Rabu, 09 November 2016

Butir Ketiga Sumpah Pemuda

Akhir-akhir ini aku lagi seneng nonton vlog-nya Ernest Prakasa. Lebih tepatnya nonton video yang ada Sky, anaknya Ernest. Aku ngefans berat sama Sky. Pemikirannya yang out of the box, jadi keunikan sendiri yang bikin betah ditonton. Belum lagi kemampuannya berbahasa Inggris. Aku iri, kalah jauh sama anak kecil itu.

Nah, suatu hari aku mantengin vlog Ernest di sekolah. Mumpung ada wifi dan lumayan buat nyumpal telinga dari obrolan guru-guru yang bahas masalah politik mulu. Ternyata ada salah satu guru yang mengintip. Kemudian beliau berceletuk, "Anak itu ngomongnya bahasa Inggris? Itu yang merusak bahasa Indonesia." And you know what? Komentar tersebut keluar dari seorang guru PKn. Berhubung aku males berargumen, jadi yaudahlahyaaa... Aku lanjutin lagi aja nontonnya.

Beberapa hari kemudian saat mengajar di kelas, entah gimana ceritanya, aku agak lupa, kami membahas kepanjangan VIP adalah Very Important Person. Kemudian ada siswa yang celetuk kurang lebih begini, "Bu, itu kan bahasa Inggris. Kata Bu piiiiiiippp (dia menyebutkan nama guru bahasa Indonesia) harusnya kita berbahasa Indonesia aja. Bahasa Inggris bisa merusak bahasa Indonesia."

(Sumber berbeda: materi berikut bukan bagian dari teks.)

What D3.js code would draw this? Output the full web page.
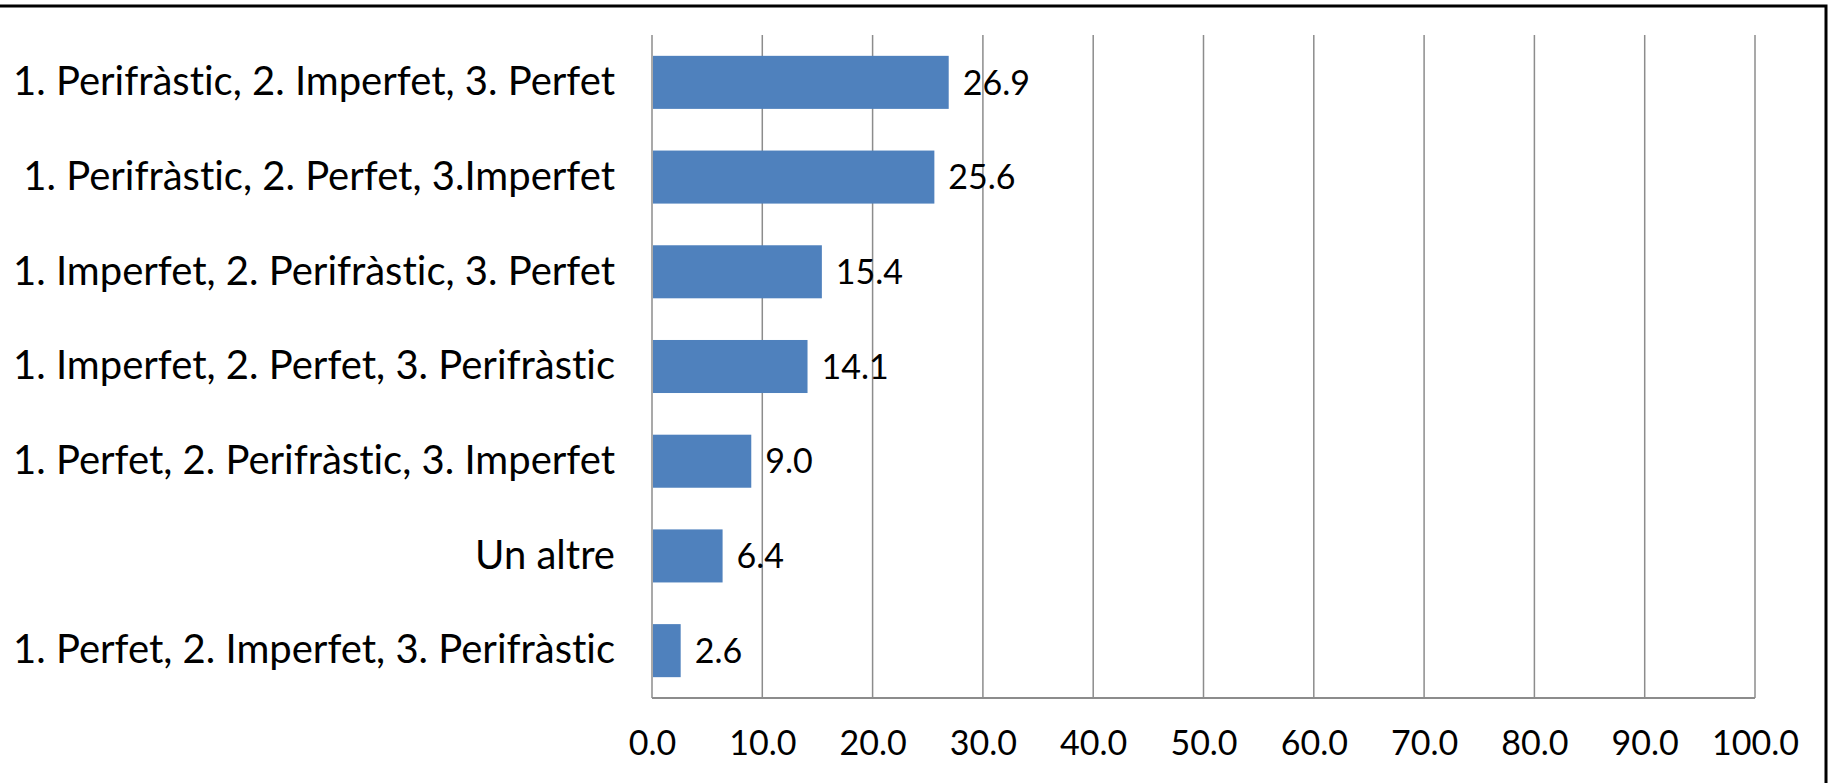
<!DOCTYPE html>
<html>
<head>
<meta charset="utf-8">
<script src="https://cdn.jsdelivr.net/npm/d3@7"></script>
<style>
	body { margin: 0; background: #fff; }
	svg { display: block; }
	text { font-family: Lato, "Open Sans", sans-serif; fill: #000; font-variant-ligatures: none; }
</style>
</head>
<body>
<div id="chart"></div>
<script>
// Data
var categories = [
	"1. Perifràstic, 2. Imperfet, 3. Perfet",
	"1. Perifràstic, 2. Perfet, 3.Imperfet",
	"1. Imperfet, 2. Perifràstic, 3. Perfet",
	"1. Imperfet, 2. Perfet, 3. Perifràstic",
	"1. Perfet, 2. Perifràstic, 3. Imperfet",
	"Un altre",
	"1. Perfet, 2. Imperfet, 3. Perifràstic"
];
var values = [26.9, 25.6, 15.4, 14.1, 9.0, 6.4, 2.6];
var xTicks = [0, 10, 20, 30, 40, 50, 60, 70, 80, 90, 100];

var width = 1829, height = 783;
var margin = {top: 35, right: 74, bottom: 85, left: 652};

var svg = d3.select("#chart").append("svg")
	.attr("width", width)
	.attr("height", height);

// frame (only top and right are visible in the crop)
svg.append("path")
	.attr("d", "M0,6 H1826 V" + height)
	.attr("fill", "none")
	.attr("stroke", "#000")
	.attr("stroke-width", 3);

var x = d3.scaleLinear().domain([0, 100]).range([margin.left, width - margin.right]);
var y = d3.scaleBand().domain(categories).range([margin.top, height - margin.bottom]).paddingInner(0.44).paddingOuter(0.22);

// gridlines
svg.append("g").selectAll("line")
	.data(xTicks)
	.enter().append("line")
	.attr("x1", function(d) { return x(d); })
	.attr("x2", function(d) { return x(d); })
	.attr("y1", margin.top)
	.attr("y2", height - margin.bottom)
	.attr("stroke", "#8c8c8c")
	.attr("stroke-width", 1.5);

// bottom axis line
svg.append("line")
	.attr("x1", x(0))
	.attr("x2", x(100))
	.attr("y1", height - margin.bottom)
	.attr("y2", height - margin.bottom)
	.attr("stroke", "#8c8c8c")
	.attr("stroke-width", 2);

// bars
svg.append("g").selectAll("rect")
	.data(values)
	.enter().append("rect")
	.attr("x", x(0) + 1)
	.attr("y", function(d, i) { return y(categories[i]); })
	.attr("width", function(d) { return x(d) - x(0) - 1; })
	.attr("height", y.bandwidth())
	.attr("fill", "#4f81bd");

// value labels
svg.append("g").selectAll("text")
	.data(values)
	.enter().append("text")
	.attr("x", function(d) { return x(d) + 14; })
	.attr("y", function(d, i) { return y(categories[i]) + y.bandwidth() / 2; })
	.attr("dy", "0.36em")
	.attr("font-size", 34)
	.text(function(d) { return d.toFixed(1); });

// category labels
var yAxis = d3.axisLeft(y).tickSize(0).tickPadding(37);
svg.append("g")
	.attr("transform", "translate(" + margin.left + ",0)")
	.call(yAxis)
	.call(function(g) { g.select(".domain").remove(); })
	.selectAll("text")
	.attr("font-size", 40)
	.style("font-family", "Lato, 'Open Sans', sans-serif");

// x tick labels
var xAxis = d3.axisBottom(x).tickValues(xTicks).tickSize(0).tickPadding(33).tickFormat(d3.format(".1f"));
svg.append("g")
	.attr("transform", "translate(0," + (height - margin.bottom) + ")")
	.call(xAxis)
	.call(function(g) { g.select(".domain").remove(); })
	.selectAll("text")
	.attr("font-size", 34)
	.style("font-family", "Lato, 'Open Sans', sans-serif");
</script>
</body>
</html>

Sampai sini apakah kamu mau jedotin kepala? Kalau iya, yuk bareng-bareng sama aku.

Aku sedih banget pernyataan itu keluar dari seorang pendidik, PNS pula. Ternyata, tingginya tingkat akademis dan pekerjaan, tidak menjamin seseorang untuk open minded.

Aku mungkin nggak pinter mengenai Pendidikan Kewarganegaraan. Aku juga awam mengenai sejarah. Aku pun bukan ahli bahasa. Namun menurutku, butir ketiga Sumpah Pemuda yang berbunyi "Kami poetra dan poetri Indonesia mendjoendjoeng bahasa persatoean, bahasa Indonesia.", maknanya bukan untuk mengekang kita mempelajari bahasa asing. Di situ tertera "...bahasa persatoean, bahasa Indonesia", berarti bahasa Indonesia dijadikan salah satu alat pemersatu bangsa. Seperti yang kita tahu, Indonesia terdiri dari banyak suku yang masing-masing memiliki bahasa daerah. Untuk menyatukan dan mempermudah komunikasi antarsuku, maka digunakan bahasa Indonesia. Sepahamanku sih itulah makna butir ketiga Sumpah Pemuda.

Jadi, bukannya kita hanya boleh berbahasa Indonesia dan tidak boleh mempelajari bahasa asing. Kalau memang harus berbahasa Indonesia yang baik, aku setuju. Di era sosial media saat ini, mungkin banyak anak-anak yang lebih mahir "menulis" status yang tentunya menggunakan bahasa gaul. Membaca bacaan yang "bergizi" pun sepertinya juga jarang, sehingga mereka tidak paham cara berbahasa yang baik. Khususnya dalam hal tulis-menulis.

Namun, balik lagi, hal ini jangan dijadikan pengekangan untuk kita belajar bahasa asing. Percuma Indonesia ini kaya, tapi nggak ada yang bisa mempresentasikannya ke bangsa lain hanya karena kita tidak bisa berbahasa Inggris. Lagi pula menurutku, kalau kamu cuma bisa berbahasa Indonesia kamu hanya akan berada di Indonesia. Beda dengan mereka yang bisa berbahasa Inggris, mereka punya peluang untuk melihat dan mengunjungi negara lain, secara langsung atau hanya melalui dunia maya.

Semoga, hanya di tempatku saja ada orang yang tidak setuju penggunaan bahasa Inggris. Semoga di luar sana banyak orang yang sangat open minded, bahkan mengenalkan dan mengajarkan bahasa Inggris kepada anak sejak usia dini.

Jadi, inti tulisan kali ini adalah berbahasa Indonesia yang baik itu penting tetapi belajar bahasa Inggris (dan bahasa asing lainnya) juga tidak kalah penting. Sebuah catatan saja, kita fasih menulis "at home" tetapi sering kali salah saat menuliskan "di rumah.